Records from a data collection
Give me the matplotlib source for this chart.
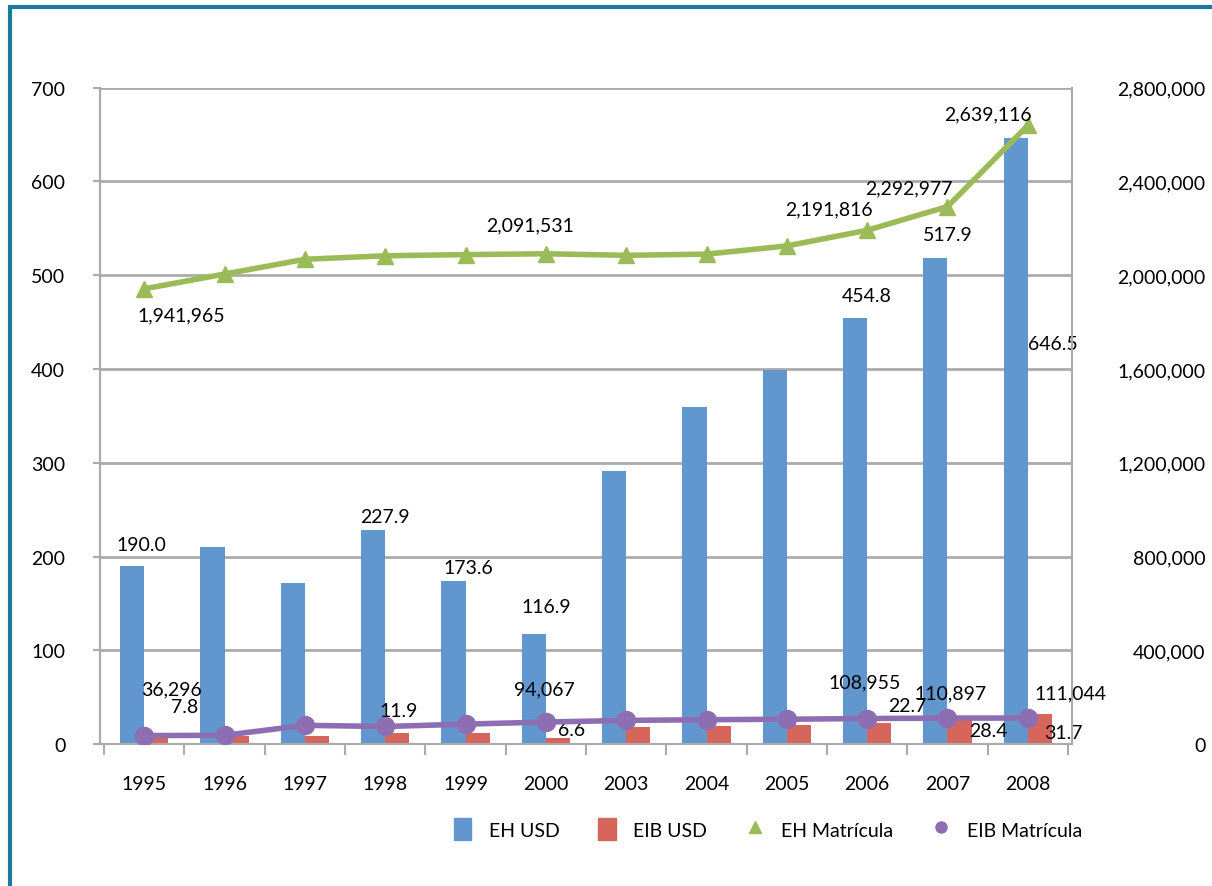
import matplotlib
matplotlib.use("Agg")
import matplotlib.pyplot as plt
import numpy as np
from matplotlib.patches import Rectangle, Patch
from matplotlib.lines import Line2D
from matplotlib.ticker import FuncFormatter

plt.rcParams['font.family'] = ['Lato', 'DejaVu Sans']

# data
years = ['1995', '1996', '1997', '1998', '1999', '2000',
         '2003', '2004', '2005', '2006', '2007', '2008']
eh_usd = [190.0, 210.0, 172.0, 227.9, 173.6, 116.9,
          291.0, 359.0, 399.0, 454.8, 517.9, 646.5]
eib_usd = [7.8, 9.0, 8.5, 11.9, 12.0, 6.6,
           18.5, 19.0, 20.5, 22.7, 28.4, 31.7]
eh_mat = [1941965, 2005000, 2068000, 2083000, 2088000, 2091531,
          2085000, 2090000, 2125000, 2191816, 2292977, 2639116]
eib_mat = [36296, 37500, 80000, 75000, 85000, 94067,
           101000, 104000, 106000, 108955, 110897, 111044]

# which points carry a value label, with (dx, dy) pixel offsets
eh_usd_lbl = {0: (9, 21), 3: (12, 14), 4: (15, 14), 5: (12, 28),
              9: (12, 22), 10: (12, 24), 11: (37, -206)}
eib_usd_lbl = {0: (28, 30), 3: (1, 22), 5: (14, 8), 9: (28, 17),
               10: (29, -13), 11: (23, -18)}
eh_mat_lbl = {0: (37, -26), 5: (-16, 29), 9: (-38, 21), 10: (-39, 19),
              11: (-40, 12)}
eib_mat_lbl = {0: (27, 47), 5: (-1, 33), 9: (-3, 37), 10: (3, 25),
               11: (43, 25)}

c_blue = '#6196CF'
c_red = '#D6665C'
c_green = '#9BBB59'
c_purple = '#8E6EB3'
c_grid = '#ABABAB'
fs = 14

fig = plt.figure(figsize=(12.12, 8.87), dpi=100)
ax = fig.add_axes([0.0825, 0.160, 0.802, 0.740])
ax2 = ax.twinx()

x = np.arange(len(years))
w = 0.3
ax.bar(x - w / 2, eh_usd, w, color=c_blue, zorder=2)
ax.bar(x + w / 2, eib_usd, w, color=c_red, zorder=2)

ax2.plot(x, eh_mat, color=c_green, lw=4, marker='^', ms=11, zorder=3)
ax2.plot(x, eib_mat, color=c_purple, lw=4, marker='o', ms=13, zorder=3)

ax.set_xlim(-0.55, len(years) - 0.45)
ax.set_ylim(0, 700)
ax2.set_ylim(0, 2800000)
ax.set_yticks(np.arange(0, 701, 100))
ax2.set_yticks(np.arange(0, 2800001, 400000))
ax2.yaxis.set_major_formatter(FuncFormatter(lambda v, p: f'{int(v):,}'))

ax.yaxis.grid(True, color=c_grid, lw=2)
ax.set_axisbelow(True)

for a in (ax, ax2):
    for s in a.spines.values():
        s.set_color(c_grid)
        s.set_linewidth(1.5)
ax.spines['top'].set_visible(False)
ax2.spines['top'].set_visible(False)

ax.set_xticks(x)
ax.set_xticklabels(years)
ax.set_xticks(np.arange(-0.5, len(years), 1), minor=True)
ax.tick_params(axis='x', which='major', length=0, pad=22, labelsize=fs)
ax.tick_params(axis='x', which='minor', length=8, width=1.5, color=c_grid)
ax.tick_params(axis='y', length=5, width=1.5, color=c_grid, pad=20,
               labelsize=fs)
ax2.tick_params(axis='y', length=0, pad=96, labelsize=fs)
for t in ax2.get_yticklabels():
    t.set_horizontalalignment('right')


def put(axis, xs, ys, offs):
    for i, (dx, dy) in offs.items():
        v = ys[i]
        txt = f'{v:,}' if isinstance(v, int) else f'{v:.1f}'
        axis.annotate(txt, (xs[i], v), xytext=(dx, dy),
                      textcoords='offset pixels', ha='center', va='center',
                      fontsize=fs, zorder=5)


put(ax, x - w / 2, eh_usd, eh_usd_lbl)
put(ax, x + w / 2, eib_usd, eib_usd_lbl)
put(ax2, x, eh_mat, eh_mat_lbl)
put(ax2, x, eib_mat, eib_mat_lbl)

handles = [Patch(color=c_blue), Patch(color=c_red),
           Line2D([], [], ls='none', marker='^', ms=8, color=c_green),
           Line2D([], [], ls='none', marker='o', ms=8, color=c_purple)]
labels = ['EH USD', 'EIB USD', 'EH Matrícula', 'EIB Matrícula']
fig.legend(handles, labels, loc='center', ncol=4,
           bbox_to_anchor=(768 / 1212, 1 - 830 / 887), frameon=False,
           fontsize=fs, handlelength=0.9, handleheight=1.3,
           columnspacing=2.0, handletextpad=0.9)

# outer teal frame (right and bottom fall outside the picture)
fig.patches.append(Rectangle((10 / 1212, -0.1), 1.2, 1 - 8 / 887 + 0.1,
                             transform=fig.transFigure, fill=False,
                             edgecolor='#1B7A9C', lw=3))

fig.savefig('out.png', dpi=100)
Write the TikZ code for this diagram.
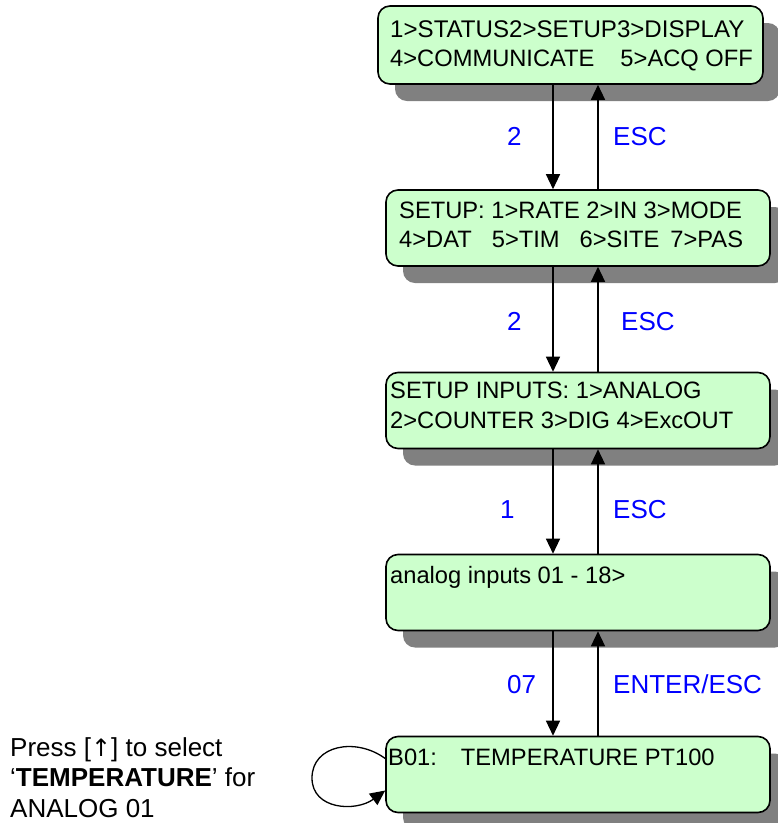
\documentclass[tikz,border=0pt]{standalone}
\usepackage{fontspec}
\setmainfont{Liberation Sans}
\newfontfamily\arrowfont{DejaVu Sans}
\usetikzlibrary{arrows.meta,shadows}
\definecolor{lcdgreen}{HTML}{CCFFCC}
\definecolor{shadowgray}{HTML}{808080}
\definecolor{keyblue}{HTML}{0000FF}
\begin{document}
\begin{tikzpicture}[x=1pt,y=-1pt,
  screen/.style={draw=black, line width=1.6pt, fill=lcdgreen, rounded corners=12pt,
    minimum width=384pt, minimum height=76pt, inner sep=0pt,
    drop shadow={shadow xshift=17pt, shadow yshift=-17pt, fill=shadowgray, opacity=1}},
  lcd/.style={anchor=base west, inner sep=0pt, font=\fontsize{23.7}{28}\selectfont},
  key/.style={anchor=base west, inner sep=0pt, text=keyblue, font=\fontsize{26}{30}\selectfont},
  note/.style={anchor=base west, inner sep=0pt, font=\fontsize{26}{30}\selectfont},
  arr/.style={line width=1.3pt, -{Triangle[width=14pt,length=15pt]}}]
\useasboundingbox (0,0) rectangle (778,823);

% menu screens
\node[screen, minimum width=385pt, minimum height=78pt] (b1) at (570.5,45) {};
\node[screen] (b2) at (578,228) {};
\node[screen] (b3) at (578,410.5) {};
\node[screen] (b4) at (578,592.5) {};
\node[screen] (b5) at (578,774.5) {};

% screen contents
\node[lcd, font=\fontsize{24.1}{28}\selectfont] (t1a) at (390,37) {1>STATUS2>SETUP3>DISPLAY};
\node[lcd] (t1b) at (390,66) {4>COMMUNICATE\hspace{26pt}5>ACQ OFF};
\node[lcd] (t2a) at (399,218) {SETUP: 1>RATE 2>IN 3>MODE};
\node[lcd] (t2b) at (399,247) {4>DAT\hspace{20pt}5>TIM\hspace{20pt}6>SITE\hspace{11pt}7>PAS};
\node[lcd] (t3a) at (390,398) {SETUP INPUTS: 1>ANALOG};
\node[lcd] (t3b) at (390,428) {2>COUNTER 3>DIG 4>ExcOUT};
\node[lcd] (t4) at (390,583) {analog inputs 01 - 18>};
\node[lcd] (t5) at (388,765) {B01:\hspace{24pt}TEMPERATURE PT100};

% columns of the down and up connectors
\coordinate (dn) at (553,0);
\coordinate (up) at (598,0);

\draw[arr] (b1.south -| dn) -- (b2.north -| dn);
\draw[arr] (b2.north -| up) -- (b1.south -| up);
\draw[arr] (b2.south -| dn) -- (b3.north -| dn);
\draw[arr] (b3.north -| up) -- (b2.south -| up);
\draw[arr] (b3.south -| dn) -- (b4.north -| dn);
\draw[arr] (b4.north -| up) -- (b3.south -| up);
\draw[arr] (b4.south -| dn) -- (b5.north -| dn);
\draw[arr] (b5.north -| up) -- (b4.south -| up);

% key labels
\node[key] (k1d) at (507,145) {2};
\node[key] (k1u) at (613,145) {ESC};
\node[key] (k2d) at (507,330) {2};
\node[key] (k2u) at (621,330) {ESC};
\node[key] (k3d) at (500,518) {1};
\node[key] (k3u) at (613,518) {ESC};
\node[key] (k4d) at (507,693) {07};
\node[key] (k4u) at (613,693) {ENTER/ESC};

% self loop on the last screen
\coordinate (loopL) at (312,778);
\draw[arr] ([yshift=16pt]b5.west) .. controls (356,737) and (312,745) .. (loopL)
  .. controls (312,810) and (356,812) .. ([yshift=-16pt]b5.west);

% note
\node[note] (n1) at (10,756) {Press [{\arrowfont\fontsize{24}{30}\selectfont ↑}] to select};
\node[note] (n2) at (10,786) {‘\textbf{TEMPERATURE}’ for};
\node[note] (n3) at (10,817) {ANALOG 01};
\end{tikzpicture}
\end{document}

**WHAT YOU SHOULD DO**
Repeat word for word the lines above, from the first entry through the line containing "plt.rcParams['font.family'] = ['Lato', 'DejaVu", with both ends kept and the pictures dropped.

**FULL SOLUTION**
Give me the matplotlib source for this chart.
import matplotlib
matplotlib.use("Agg")
import matplotlib.pyplot as plt
import numpy as np
from matplotlib.patches import Rectangle, Patch
from matplotlib.lines import Line2D
from matplotlib.ticker import FuncFormatter

plt.rcParams['font.family'] = ['Lato', 'DejaVu Sans']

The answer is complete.